Graphical Analysis of Collision Rates of Various CRCs

Introduction

CRCs, or Cyclic-Redundancy-Check, are a simple sort of hash function commonly used to detect accidental changes in data. Recently, I took a few English-language word-lists, and plotted the collision rates of various CRC and related checksum algorithms. Wikipedia lists 48 different CRCs, but this graph will show collision rates of several 16-bit functions and two 32-bit functions.

Purpose of CRCs

CRCs are commonly used for two purposes. They are often used as a redundant(data added without information) few bytes added to a packet to evaluate integrity, but they can also be used as a hash function to give a fixed-length integer value as a summary or index for various-length inputs. Today we will look at them purely as hash functions.

Data Set

For today, we will be using a combination of two wordlists, with repetitions filtered out. The file is 3904690 bytes long with 374009 words. The average word is 9.4 letters long. One weakness in this dataset is the lack of long inputs - word lists contain many short records but some functions perform poorly on short records and require a certain minimum input before performing well.

How to read the graph

On this graph, collisions are binned into groups. All collisions over the file where exactly three items collided into the same hash slot, are drawn over bin three.

On the X-Axis this graph shows the number of records per collision, and on the Y-Axis it shows how many records were in each collision. So, the number of records in X-collision slot 1 represents the number of records without any collisions, and the number of records in slot 46 shows that there were 46 records in that collision slot for CRC16SICK.

Finally, the Y-Axis of this graph is scaled on a log-curve. This allows us to plot CRC32, which has very few collisions, on the same graph as CRC16SICK, which has many collisions, and make sense of it. On a linear graph, CRC32 would blow everything else out of the scale.

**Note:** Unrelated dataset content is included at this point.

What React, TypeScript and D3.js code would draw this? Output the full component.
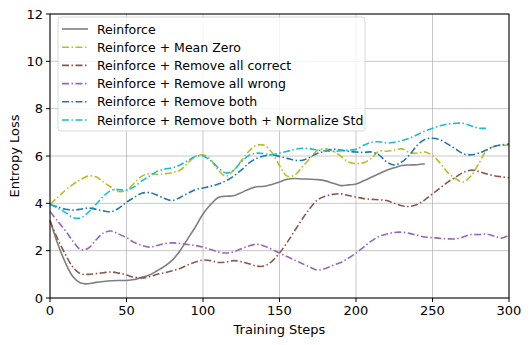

It is also possible to redraw this graph plotting on the Y-Axis the number of times each collision bin was counted - for the same dataset, that graph would have a Y-Axis value of one in slot 46. But, this graph has the advantage that if rendered on a linear graph, the area under each curve would be the same.

What does a good function look like?

On this graph, a good function will have as few collisions as possible, so it'll be centered toward the left. However, if the output space is constrained smaller than the number of inputs, the center will necessarily be shifted to the right. Under these conditions, good functions will keep the collision distribution close to a perfect one, which is a narrow bar centered on the number of inputs divided by the number of outputs.

16-Bit Functions

16-bit functions have an output space of 65536 slots, so a perfect hash function modulo 65536 would yield collisions of either 5 or 6 for every collided value. These hashes are two bytes long.

Mod16

Mod16 represents a minimal perfect hash mod 65536. Although functions like this can be designed for known input spaces, CRCs are designed to work on general-purpose inputs, so consider this curve just a reference for the best a 16-bit function could do.

True 16-bit CRCs: Kermit, CRC16, CRC16DNP, XMODEM

These are all 16-bit CRCs with possibly varying polynomials. They all form curves approximately peaked near the expected values of either 5 or 6 with lesser amounts of records in larger and smaller bins. These make good use of their limited 16-bit output spaces.

CRC16SICK

SICK is a sensor company known for Lidar and other optical sensors. They use a 16-bit CRC-like function, seemingly optimized for speed. However, on this dataset, it performs poorly as a hash function with 46 inputs mapped to the same output in some cases, and nearly 10,000 inputs uniquely mapped. This is the least balanced hash function, although it likely was not design for hash function usage.

32-Bit Functions

32-bit hash functions have an expected output space of approximately 4 billion records, so a perfect hash function would have no collisions on data sets of this size. Also, these hashes take 4 bytes to store.

CRC32

CRC32 does a great job on this input set; however, it does have a significantly larger output space to work in. At the cost of 4-byte hashes, this is the best function evaluated.

Adler32

Adler32 is a particular derivation of Fletcher32, which attempts to perform close to CRC32 for error detection while being simpler and faster to calculate. However, Adler32 does not perform well on short inputs, which this dataset consists of. While simpler to calculate than CRC32, as a hash Adler32 seems better than all 16-bit functions, but still comes with the cost of 32-bit output hashes.